Fulton County Medical Center faces transition period

November 26, 2006|by KATE S. ALEXANDER

McCONNELLSBURG, PA. - Months after the resignation of Diane Palmer, president and chief executive officer of Fulton County (Pa.) Medical Center, the transition period for the critical access facility is nearing the end.

John McElwee Jr., interim CEO for Fulton County Medical Center and vice president of Summit Health, said the board of directors has identified its top candidates, and hopes to fill the position by January.

Palmer resigned in August, as did Jason Hawkins, the medical center's chief financial officer, and board member Joseph Antoon, leaving three vacancies on the 14-member board of directors.

With those vacancies and a $37 million building project already in progress, McElwee said the board came to Summit Health for help keeping the facility afloat.


Selected to serve as interim CEO, McElwee, who has been a vice president at Summit Health since 1989, spends three days each week helping the center select a new CEO and CFO and prepare for the transition.

"I am pleasantly surprised with the caliber of candidates," he said.

McElwee has been working with Hawkins, who deferred his resignation to help select new leadership, on three major transition points for the center - codifying leadership, keeping the building project on course and improving patient relations with all aspects of the center.

So far, the center is doing well in all three areas, and is ahead of schedule in selecting its new leadership, McElwee said.

"I was reserved for six months, but we hope to be done in four months," he said.

Hawkins, who served as CFO for 13 years, said that despite the challenges facing the board, the building project has remained on course.

"We are on time and on budget with the building project," Hawkins said. "We hope to move in December 2007."

As a way to improve patient relations, one of McElwee's goals for Fulton County Medical Center is to see its base of affiliated physicians grow.

"This area needs a mix of primary-care physicians and specialists," he said.

He said that other medical facilities are in the process of bringing physicians into the area, which will benefit the medical center.

Both McElwee and Hawkins said they are focused on the future of the organization.

In addition to having completed more than 20 percent of its new, 97,000-square-foot facility, Hawkins said Fulton County Medical Center was deemed by the federal government to be a "critical-access hospital" in 1997 under Medicare.
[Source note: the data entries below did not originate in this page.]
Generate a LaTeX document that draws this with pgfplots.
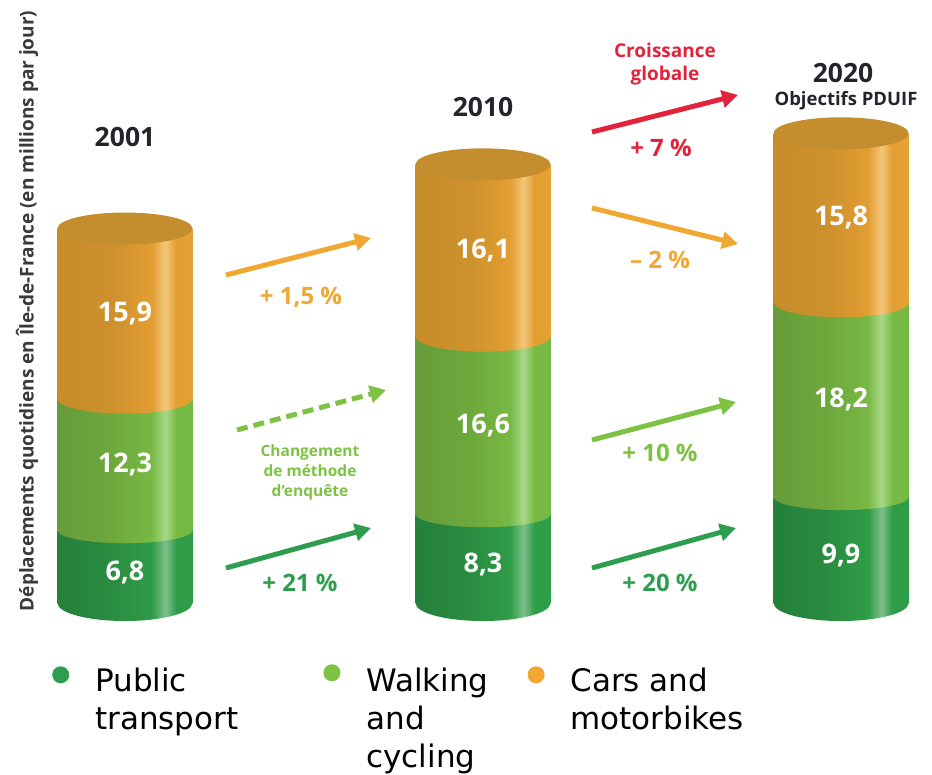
\documentclass[border=0pt]{standalone}
\usepackage{fontspec}
\setmainfont{Open Sans}
\newfontfamily\legfont{DejaVu Sans}
\usepackage{pgfplots}
\pgfplotsset{compat=1.18}
\usetikzlibrary{arrows.meta}

% cylinder colours
\definecolor{dkA}{HTML}{24803A}
\definecolor{dkB}{HTML}{2A8C40}
\definecolor{dkC}{HTML}{2F9C48}
\definecolor{dkH}{HTML}{7EC08A}
\definecolor{dkD}{HTML}{2E9E48}
\definecolor{lgA}{HTML}{679C3A}
\definecolor{lgB}{HTML}{6DA83C}
\definecolor{lgC}{HTML}{78B944}
\definecolor{lgH}{HTML}{A8D888}
\definecolor{lgD}{HTML}{74BA42}
\definecolor{orA}{HTML}{C78C2B}
\definecolor{orB}{HTML}{CD912D}
\definecolor{orC}{HTML}{E29E32}
\definecolor{orH}{HTML}{F4C67A}
\definecolor{orD}{HTML}{E6A232}
\definecolor{topO}{HTML}{C48E2E}
% annotation colours
\definecolor{redA}{HTML}{E2233C}
\definecolor{orT}{HTML}{F0A832}
\definecolor{lgT}{HTML}{7DC242}
\definecolor{dkT}{HTML}{2E9E4E}
\definecolor{ink}{HTML}{24242C}
\definecolor{ylab}{HTML}{3A3A3A}

\pgfdeclarehorizontalshading{dkcyl}{100bp}{color(0bp)=(dkA); color(25bp)=(dkA); color(45bp)=(dkB); color(60bp)=(dkC); color(65bp)=(dkH); color(69bp)=(dkC); color(75bp)=(dkD); color(100bp)=(dkD)}
\pgfdeclarehorizontalshading{lgcyl}{100bp}{color(0bp)=(lgA); color(25bp)=(lgA); color(45bp)=(lgB); color(60bp)=(lgC); color(65bp)=(lgH); color(69bp)=(lgC); color(75bp)=(lgD); color(100bp)=(lgD)}
\pgfdeclarehorizontalshading{orcyl}{100bp}{color(0bp)=(orA); color(25bp)=(orA); color(45bp)=(orB); color(60bp)=(orC); color(65bp)=(orH); color(69bp)=(orC); color(75bp)=(orD); color(100bp)=(orD)}

% lower half ellipses (segment bottoms, a little above the seam) and top ellipse
\newcommand\lowhalf[2]{\pgfpathmoveto{\pgfqpoint{-67.5pt}{1.5pt}}\pgfpathlineto{\pgfqpoint{-67.5pt}{0pt}}%
  \pgfpatharc{180}{360}{67.5pt and #2}\pgfpathlineto{\pgfqpoint{67.5pt}{1.5pt}}\pgfpathclose
  \pgfshadepath{#1}{0}\pgfusepath{}}
\pgfdeclareplotmark{lowD}{\lowhalf{dkcyl}{18pt}}
\pgfdeclareplotmark{lowL}{\lowhalf{lgcyl}{13pt}}
\pgfdeclareplotmark{lowO}{\lowhalf{orcyl}{15pt}}
\pgfdeclareplotmark{topO}{\pgfpathellipse{\pgfpointorigin}{\pgfqpoint{67.5pt}{0pt}}{\pgfqpoint{0pt}{16pt}}\pgfusepath{fill}}

% flat legend dot
\newcommand\legdot[2]{\pgfsetfillcolor{#1}\pgfpathcircle{\pgfqpoint{8pt}{#2}}{8.5pt}\pgfusepath{fill}}

\pgfplotsset{
  cylaxis/.style={scale only axis, width=932pt, height=774pt,
    xmin=-0.349, xmax=2.254, ymin=-15.98, ymax=56.36,
    enlargelimits=false, hide axis, clip=false},
  baraxis/.style={cylaxis, ybar stacked, bar width=135pt},
  dkbar/.style={draw=none, shade, shading=dkcyl, shading angle=0},
  lgbar/.style={draw=none, shade, shading=lgcyl, shading angle=0},
  orbar/.style={draw=none, shade, shading=orcyl, shading angle=0},
}

\begin{document}
\begin{tikzpicture}
\useasboundingbox (0,0) rectangle (932pt,774pt);
% 2001 (carries the legend)
\begin{axis}[baraxis,
  legend columns=3,
  legend style={draw=none, fill=none, inner sep=0pt, at={(0.0558,0.142)}, anchor=north west,
    font=\legfont\fontsize{31}{38}\selectfont,
    cells={anchor=north west, align=left, inner sep=0pt},
    /tikz/every odd column/.append style={column sep=24pt},
    /tikz/every even column/.append style={column sep=37pt}},
]
\addplot[dkbar, legend image code/.code={\legdot{dkT}{-9pt}}]
  coordinates {(0,6.8)};
\addlegendentry{Public\\transport\hspace*{46pt}}
\addplot[lgbar, legend image code/.code={\legdot{lgT}{-7pt}}]
  coordinates {(0,12.3)};
\addlegendentry{Walking\\and\\cycling}
\addplot[orbar, legend image code/.code={\legdot{orT}{-9pt}}]
  coordinates {(0,15.9)};
\addlegendentry{Cars and\\motorbikes}
\end{axis}
% 2010
\begin{axis}[baraxis]
\addplot[dkbar] coordinates {(1,8.3)};
\addplot[lgbar] coordinates {(1,16.6)};
\addplot[orbar] coordinates {(1,16.1)};
\end{axis}
% 2020
\begin{axis}[baraxis]
\addplot[dkbar] coordinates {(2,9.9)};
\addplot[lgbar] coordinates {(2,18.2)};
\addplot[orbar] coordinates {(2,15.8)};
\end{axis}

% rounded bottoms and tops of the cylinders
\begin{axis}[cylaxis]
\addplot[only marks, mark=lowD] coordinates {(0,0) (1,0) (2,0)};
\addplot[only marks, mark=lowL] coordinates {(0,6.8) (1,8.3) (2,9.9)};
\addplot[only marks, mark=lowO] coordinates {(0,19.1) (1,24.9) (2,28.1)};
\addplot[only marks, mark=topO, mark options={fill=topO, draw=none}]
  coordinates {(0,35.0) (1,41.0) (2,43.9)};
% values inside the cylinders
\begin{scope}[every node/.style={text=white, font=\bfseries\fontsize{27}{30}\selectfont}]
\node at (axis cs:0,2.9) {6,8};
\node at (axis cs:0,12.95) {12,3};
\node at (axis cs:0,27.05) {15,9};
\node at (axis cs:1,3.6) {8,3};
\node at (axis cs:1,16.6) {16,6};
\node at (axis cs:1,32.95) {16,1};
\node at (axis cs:2,4.4) {9,9};
\node at (axis cs:2,19.0) {18,2};
\node at (axis cs:2,36.0) {15,8};
\end{scope}
\end{axis}

% annotations, in picture pixels measured from the top left
\begin{scope}[shift={(0pt,774pt)}, x=1pt, y=-1pt]
\node[rotate=90, text=ylab, font=\bfseries\fontsize{19}{21}\selectfont] at (27,311)
  {Déplacements quotidiens en Île-de-France (en millions par jour)};
\node[text=ink, font=\bfseries\fontsize{26.5}{28}\selectfont] at (125,137) {2001};
\node[text=ink, font=\bfseries\fontsize{26.5}{28}\selectfont] at (483,107) {2010};
\node[text=ink, font=\bfseries\fontsize{26.5}{28}\selectfont] at (843,73) {2020};
\node[text=ink, font=\bfseries\fontsize{18.5}{21}\selectfont] at (846,101) {Objectifs PDUIF};
\node[text=redA, align=center, font=\bfseries\fontsize{19}{23}\selectfont] at (665,64) {Croissance\\globale};

\tikzset{arr/.style={line width=5pt, -{Triangle[length=16pt, width=17pt]}}}
\draw[arr, redA] (592,132) -- (738,95);
\draw[arr, orT] (226,275) -- (371,238);
\draw[arr, orT] (592,208) -- (738,244);
\draw[arr, lgT, dash pattern=on 11pt off 6pt] (237,430) -- (386,390);
\draw[arr, lgT] (592,440) -- (736,402);
\draw[arr, dkT] (226,568) -- (371,528);
\draw[arr, dkT] (592,568) -- (736,528);

\begin{scope}[every node/.style={font=\bfseries\fontsize{24}{26}\selectfont}]
\node[text=redA] at (661,148) {+ 7 \%};
\node[text=orT] at (301,297) {+ 1,5 \%};
\node[text=orT] at (660,260) {– 2 \%};
\node[text=lgT] at (660,453) {+ 10 \%};
\node[text=dkT] at (300,583) {+ 21 \%};
\node[text=dkT] at (660,583) {+ 20 \%};
\end{scope}
\node[text=lgT, align=center, font=\bfseries\fontsize{15.5}{20}\selectfont] at (310,472)
  {Changement\\de méthode\\d'enquête};
\end{scope}
\end{tikzpicture}
\end{document}
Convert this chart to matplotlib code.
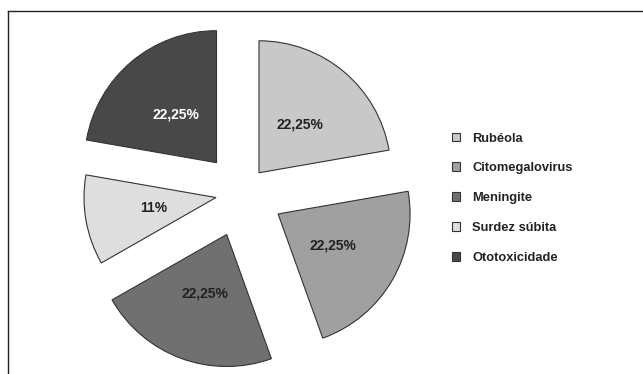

About 1,000 rural hospitals across the country have the designation.

As a critical-access hospital, the center is eligible for cost-based reimbursement from the government, he said.

"Fulton County Medical Center has a good recipe for success," Hawkins said.

McElwee said the board's strategic plan is "well thought out."

McElwee said Summit Health does not own Fulton County Medical Center, and has no plans to change that.

"We do recognize that Fulton County Medical Center is independent, and we have no desire for a takeover," he said.